* begin MATERIAL PROVIDED *

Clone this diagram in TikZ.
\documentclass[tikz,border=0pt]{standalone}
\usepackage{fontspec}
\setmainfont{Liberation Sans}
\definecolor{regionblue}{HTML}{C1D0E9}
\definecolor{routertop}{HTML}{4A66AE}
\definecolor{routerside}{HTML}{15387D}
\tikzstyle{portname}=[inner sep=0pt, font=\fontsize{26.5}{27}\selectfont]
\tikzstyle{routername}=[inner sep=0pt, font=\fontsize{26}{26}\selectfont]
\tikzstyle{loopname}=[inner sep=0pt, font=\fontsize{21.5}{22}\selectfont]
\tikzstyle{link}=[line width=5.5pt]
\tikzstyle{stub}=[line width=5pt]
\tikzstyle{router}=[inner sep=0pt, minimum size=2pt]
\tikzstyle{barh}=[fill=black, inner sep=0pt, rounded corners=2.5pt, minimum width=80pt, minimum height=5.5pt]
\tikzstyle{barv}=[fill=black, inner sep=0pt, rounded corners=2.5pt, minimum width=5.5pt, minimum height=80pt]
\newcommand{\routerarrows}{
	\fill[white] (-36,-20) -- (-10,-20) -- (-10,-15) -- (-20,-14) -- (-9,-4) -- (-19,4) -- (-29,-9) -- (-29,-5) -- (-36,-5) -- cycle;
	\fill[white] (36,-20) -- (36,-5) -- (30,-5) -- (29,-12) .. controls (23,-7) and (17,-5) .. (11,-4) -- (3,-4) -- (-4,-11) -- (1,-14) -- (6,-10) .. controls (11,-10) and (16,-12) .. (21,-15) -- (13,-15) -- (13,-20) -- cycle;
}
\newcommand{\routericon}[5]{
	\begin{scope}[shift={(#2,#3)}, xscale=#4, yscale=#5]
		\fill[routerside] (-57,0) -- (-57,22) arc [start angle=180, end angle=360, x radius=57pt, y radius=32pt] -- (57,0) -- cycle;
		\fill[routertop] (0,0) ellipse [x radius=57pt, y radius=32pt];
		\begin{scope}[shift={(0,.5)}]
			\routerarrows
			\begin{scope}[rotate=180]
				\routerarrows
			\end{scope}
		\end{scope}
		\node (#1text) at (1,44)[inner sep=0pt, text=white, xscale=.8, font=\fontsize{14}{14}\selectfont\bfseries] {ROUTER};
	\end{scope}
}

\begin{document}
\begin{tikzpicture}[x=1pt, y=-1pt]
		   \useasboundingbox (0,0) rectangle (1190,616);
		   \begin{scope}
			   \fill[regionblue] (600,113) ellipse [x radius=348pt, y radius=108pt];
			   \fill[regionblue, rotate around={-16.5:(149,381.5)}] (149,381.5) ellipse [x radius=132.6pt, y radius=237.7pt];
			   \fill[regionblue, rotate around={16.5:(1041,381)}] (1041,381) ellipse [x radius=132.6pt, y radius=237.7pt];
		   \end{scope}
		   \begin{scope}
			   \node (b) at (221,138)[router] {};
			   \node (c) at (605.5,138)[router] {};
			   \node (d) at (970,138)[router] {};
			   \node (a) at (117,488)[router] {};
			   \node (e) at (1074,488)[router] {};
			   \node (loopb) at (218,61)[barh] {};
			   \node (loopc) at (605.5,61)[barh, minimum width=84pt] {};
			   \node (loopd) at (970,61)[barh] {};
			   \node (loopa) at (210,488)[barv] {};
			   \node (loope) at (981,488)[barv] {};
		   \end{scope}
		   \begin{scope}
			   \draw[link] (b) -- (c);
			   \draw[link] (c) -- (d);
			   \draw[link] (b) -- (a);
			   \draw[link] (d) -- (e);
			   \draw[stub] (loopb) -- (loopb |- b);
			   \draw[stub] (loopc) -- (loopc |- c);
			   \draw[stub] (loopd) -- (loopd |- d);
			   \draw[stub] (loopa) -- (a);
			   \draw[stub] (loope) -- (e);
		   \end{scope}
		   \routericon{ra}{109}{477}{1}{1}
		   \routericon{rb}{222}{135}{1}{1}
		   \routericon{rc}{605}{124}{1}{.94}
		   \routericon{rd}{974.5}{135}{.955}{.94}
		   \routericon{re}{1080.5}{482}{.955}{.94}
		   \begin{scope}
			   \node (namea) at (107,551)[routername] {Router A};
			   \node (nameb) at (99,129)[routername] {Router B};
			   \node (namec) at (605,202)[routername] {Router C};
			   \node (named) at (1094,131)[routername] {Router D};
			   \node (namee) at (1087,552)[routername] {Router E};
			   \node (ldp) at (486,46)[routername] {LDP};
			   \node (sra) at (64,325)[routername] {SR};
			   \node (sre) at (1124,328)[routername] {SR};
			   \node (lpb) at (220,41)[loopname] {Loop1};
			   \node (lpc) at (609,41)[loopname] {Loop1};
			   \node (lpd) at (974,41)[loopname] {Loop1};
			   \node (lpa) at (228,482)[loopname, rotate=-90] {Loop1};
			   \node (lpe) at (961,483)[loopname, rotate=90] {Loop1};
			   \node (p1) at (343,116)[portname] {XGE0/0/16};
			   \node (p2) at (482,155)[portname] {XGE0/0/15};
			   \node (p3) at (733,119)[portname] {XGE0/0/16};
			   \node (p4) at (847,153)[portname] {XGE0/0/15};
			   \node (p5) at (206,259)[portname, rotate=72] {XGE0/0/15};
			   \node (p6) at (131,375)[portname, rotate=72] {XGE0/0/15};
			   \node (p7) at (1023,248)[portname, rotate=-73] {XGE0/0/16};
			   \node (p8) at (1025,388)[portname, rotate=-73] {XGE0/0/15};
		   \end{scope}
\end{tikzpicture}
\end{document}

* end MATERIAL PROVIDED *

▸ **GIVEN TASK**
Copy out all of the lines above exactly.

▸ **FULL OUTPUT**
Clone this diagram in TikZ.
\documentclass[tikz,border=0pt]{standalone}
\usepackage{fontspec}
\setmainfont{Liberation Sans}
\definecolor{regionblue}{HTML}{C1D0E9}
\definecolor{routertop}{HTML}{4A66AE}
\definecolor{routerside}{HTML}{15387D}
\tikzstyle{portname}=[inner sep=0pt, font=\fontsize{26.5}{27}\selectfont]
\tikzstyle{routername}=[inner sep=0pt, font=\fontsize{26}{26}\selectfont]
\tikzstyle{loopname}=[inner sep=0pt, font=\fontsize{21.5}{22}\selectfont]
\tikzstyle{link}=[line width=5.5pt]
\tikzstyle{stub}=[line width=5pt]
\tikzstyle{router}=[inner sep=0pt, minimum size=2pt]
\tikzstyle{barh}=[fill=black, inner sep=0pt, rounded corners=2.5pt, minimum width=80pt, minimum height=5.5pt]
\tikzstyle{barv}=[fill=black, inner sep=0pt, rounded corners=2.5pt, minimum width=5.5pt, minimum height=80pt]
\newcommand{\routerarrows}{
	\fill[white] (-36,-20) -- (-10,-20) -- (-10,-15) -- (-20,-14) -- (-9,-4) -- (-19,4) -- (-29,-9) -- (-29,-5) -- (-36,-5) -- cycle;
	\fill[white] (36,-20) -- (36,-5) -- (30,-5) -- (29,-12) .. controls (23,-7) and (17,-5) .. (11,-4) -- (3,-4) -- (-4,-11) -- (1,-14) -- (6,-10) .. controls (11,-10) and (16,-12) .. (21,-15) -- (13,-15) -- (13,-20) -- cycle;
}
\newcommand{\routericon}[5]{
	\begin{scope}[shift={(#2,#3)}, xscale=#4, yscale=#5]
		\fill[routerside] (-57,0) -- (-57,22) arc [start angle=180, end angle=360, x radius=57pt, y radius=32pt] -- (57,0) -- cycle;
		\fill[routertop] (0,0) ellipse [x radius=57pt, y radius=32pt];
		\begin{scope}[shift={(0,.5)}]
			\routerarrows
			\begin{scope}[rotate=180]
				\routerarrows
			\end{scope}
		\end{scope}
		\node (#1text) at (1,44)[inner sep=0pt, text=white, xscale=.8, font=\fontsize{14}{14}\selectfont\bfseries] {ROUTER};
	\end{scope}
}

\begin{document}
\begin{tikzpicture}[x=1pt, y=-1pt]
		   \useasboundingbox (0,0) rectangle (1190,616);
		   \begin{scope}
			   \fill[regionblue] (600,113) ellipse [x radius=348pt, y radius=108pt];
			   \fill[regionblue, rotate around={-16.5:(149,381.5)}] (149,381.5) ellipse [x radius=132.6pt, y radius=237.7pt];
			   \fill[regionblue, rotate around={16.5:(1041,381)}] (1041,381) ellipse [x radius=132.6pt, y radius=237.7pt];
		   \end{scope}
		   \begin{scope}
			   \node (b) at (221,138)[router] {};
			   \node (c) at (605.5,138)[router] {};
			   \node (d) at (970,138)[router] {};
			   \node (a) at (117,488)[router] {};
			   \node (e) at (1074,488)[router] {};
			   \node (loopb) at (218,61)[barh] {};
			   \node (loopc) at (605.5,61)[barh, minimum width=84pt] {};
			   \node (loopd) at (970,61)[barh] {};
			   \node (loopa) at (210,488)[barv] {};
			   \node (loope) at (981,488)[barv] {};
		   \end{scope}
		   \begin{scope}
			   \draw[link] (b) -- (c);
			   \draw[link] (c) -- (d);
			   \draw[link] (b) -- (a);
			   \draw[link] (d) -- (e);
			   \draw[stub] (loopb) -- (loopb |- b);
			   \draw[stub] (loopc) -- (loopc |- c);
			   \draw[stub] (loopd) -- (loopd |- d);
			   \draw[stub] (loopa) -- (a);
			   \draw[stub] (loope) -- (e);
		   \end{scope}
		   \routericon{ra}{109}{477}{1}{1}
		   \routericon{rb}{222}{135}{1}{1}
		   \routericon{rc}{605}{124}{1}{.94}
		   \routericon{rd}{974.5}{135}{.955}{.94}
		   \routericon{re}{1080.5}{482}{.955}{.94}
		   \begin{scope}
			   \node (namea) at (107,551)[routername] {Router A};
			   \node (nameb) at (99,129)[routername] {Router B};
			   \node (namec) at (605,202)[routername] {Router C};
			   \node (named) at (1094,131)[routername] {Router D};
			   \node (namee) at (1087,552)[routername] {Router E};
			   \node (ldp) at (486,46)[routername] {LDP};
			   \node (sra) at (64,325)[routername] {SR};
			   \node (sre) at (1124,328)[routername] {SR};
			   \node (lpb) at (220,41)[loopname] {Loop1};
			   \node (lpc) at (609,41)[loopname] {Loop1};
			   \node (lpd) at (974,41)[loopname] {Loop1};
			   \node (lpa) at (228,482)[loopname, rotate=-90] {Loop1};
			   \node (lpe) at (961,483)[loopname, rotate=90] {Loop1};
			   \node (p1) at (343,116)[portname] {XGE0/0/16};
			   \node (p2) at (482,155)[portname] {XGE0/0/15};
			   \node (p3) at (733,119)[portname] {XGE0/0/16};
			   \node (p4) at (847,153)[portname] {XGE0/0/15};
			   \node (p5) at (206,259)[portname, rotate=72] {XGE0/0/15};
			   \node (p6) at (131,375)[portname, rotate=72] {XGE0/0/15};
			   \node (p7) at (1023,248)[portname, rotate=-73] {XGE0/0/16};
			   \node (p8) at (1025,388)[portname, rotate=-73] {XGE0/0/15};
		   \end{scope}
\end{tikzpicture}
\end{document}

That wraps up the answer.